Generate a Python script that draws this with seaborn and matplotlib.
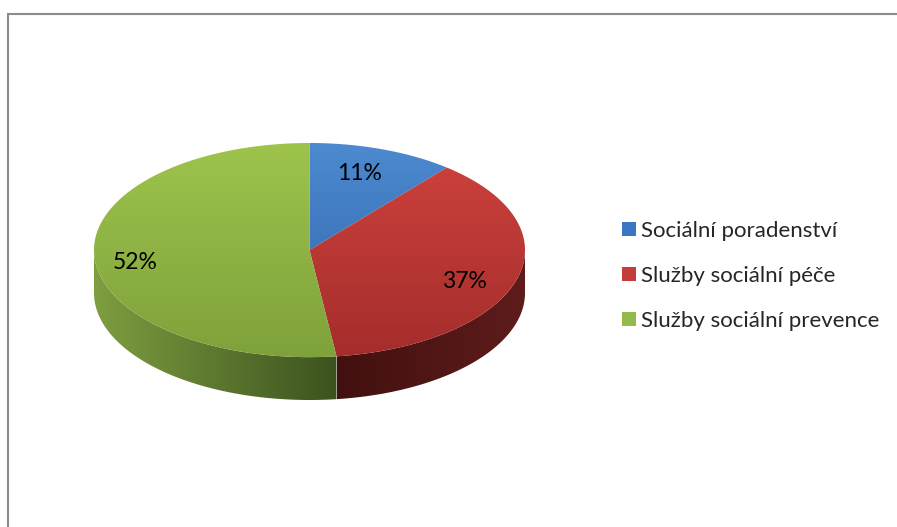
import numpy as np
import matplotlib
matplotlib.use("Agg")
import matplotlib.pyplot as plt
import seaborn as sns
from matplotlib.patches import Polygon, Patch
from matplotlib.lines import Line2D
from matplotlib.colors import LinearSegmentedColormap

# data
categories = ["Sociální poradenství", "Služby sociální péče", "Služby sociální prevence"]
shares = [11, 37, 52]
pct_labels = ["11%", "37%", "52%"]

# styling (top gradient: upper -> lower, side gradient: left -> right)
top_colors = [("#4d8ad0", "#2d63a8"), ("#cf423e", "#a42d2b"), ("#9ec44c", "#7fa13b")]
side_colors = [("#2a5590", "#1e3f6c"), ("#421010", "#5e1c1b"), ("#7e9e40", "#3c521e")]
legend_colors = ["#3a76c2", "#c43d3a", "#93bb4a"]

sns.set_theme(style="white")
plt.rcParams["font.family"] = ["Lato", "DejaVu Sans"]

W, H = 897, 527
fig = plt.figure(figsize=(W / 100, H / 100), dpi=100)
fig.patch.set_facecolor("white")

# chart frame, cut off at right / bottom like the reference
fy = 1 - 14 / H
fx = 8 / W
fig.add_artist(Line2D([fx, 1.05], [fy, fy], color="#8a8a8a", lw=1.5,
                      transform=fig.transFigure))
fig.add_artist(Line2D([fx, fx], [-0.05, fy], color="#8a8a8a", lw=1.5,
                      transform=fig.transFigure))

depth = 0.40
ax = fig.add_axes([94 / W, 127 / H, 431 / W, 257 / H])
ax.axis("off")

fr = np.array(shares, dtype=float) / sum(shares)
edges = np.concatenate([[0], np.cumsum(fr)]) * 2 * np.pi


def gradient_fill(patch, c0, c1, extent, vertical):
    ax.add_patch(patch)
    cmap = LinearSegmentedColormap.from_list("g", [c0, c1])
    g = np.linspace(0, 1, 256)
    arr = g[:, None] if vertical else g[None, :]
    im = ax.imshow(arr, cmap=cmap, extent=extent, aspect="auto",
                   origin="upper" if vertical else "lower", zorder=patch.get_zorder())
    im.set_clip_path(patch)


# side walls (only the front half is visible)
for i in range(len(shares)):
    a0, a1 = max(edges[i], np.pi / 2), min(edges[i + 1], 3 * np.pi / 2)
    if a1 <= a0:
        continue
    t = np.linspace(a0, a1, 200)
    xs, ys = np.sin(t), np.cos(t)
    pts = np.vstack([np.column_stack([xs, ys]),
                     np.column_stack([xs[::-1], ys[::-1] - depth])])
    poly = Polygon(pts, closed=True, facecolor="none", edgecolor="none", zorder=1)
    gradient_fill(poly, side_colors[i][0], side_colors[i][1],
                  (xs.min(), xs.max(), -1 - depth, 0.1), vertical=False)

# top faces
for i in range(len(shares)):
    t = np.linspace(edges[i], edges[i + 1], 300)
    pts = np.vstack([[0, 0], np.column_stack([np.sin(t), np.cos(t)])])
    poly = Polygon(pts, closed=True, facecolor="none", edgecolor="none", zorder=2)
    gradient_fill(poly, top_colors[i][0], top_colors[i][1], (-1, 1, -1, 1), vertical=True)

# percentage labels
mids = (edges[:-1] + edges[1:]) / 2
for m, lab in zip(mids, pct_labels):
    ax.text(0.78 * np.sin(m) - 0.03, 0.82 * np.cos(m) - 0.06, lab, ha="center", va="center",
            fontsize=16.5, color="black", zorder=5)

ax.set_xlim(-1, 1)
ax.set_ylim(-1 - depth, 1)

handles = [Patch(facecolor=c, edgecolor="none") for c in legend_colors]
fig.legend(handles, categories, loc="upper left", bbox_to_anchor=(613 / W, 1 - 212 / H),
           frameon=False, fontsize=16.0, handlelength=0.62, handleheight=0.62,
           handletextpad=0.22, labelspacing=1.12, borderaxespad=0)

fig.savefig("out.png", dpi=100, facecolor="white")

*Task statement*. State only how many lines in the material include "seaborn".

*Task result*. 2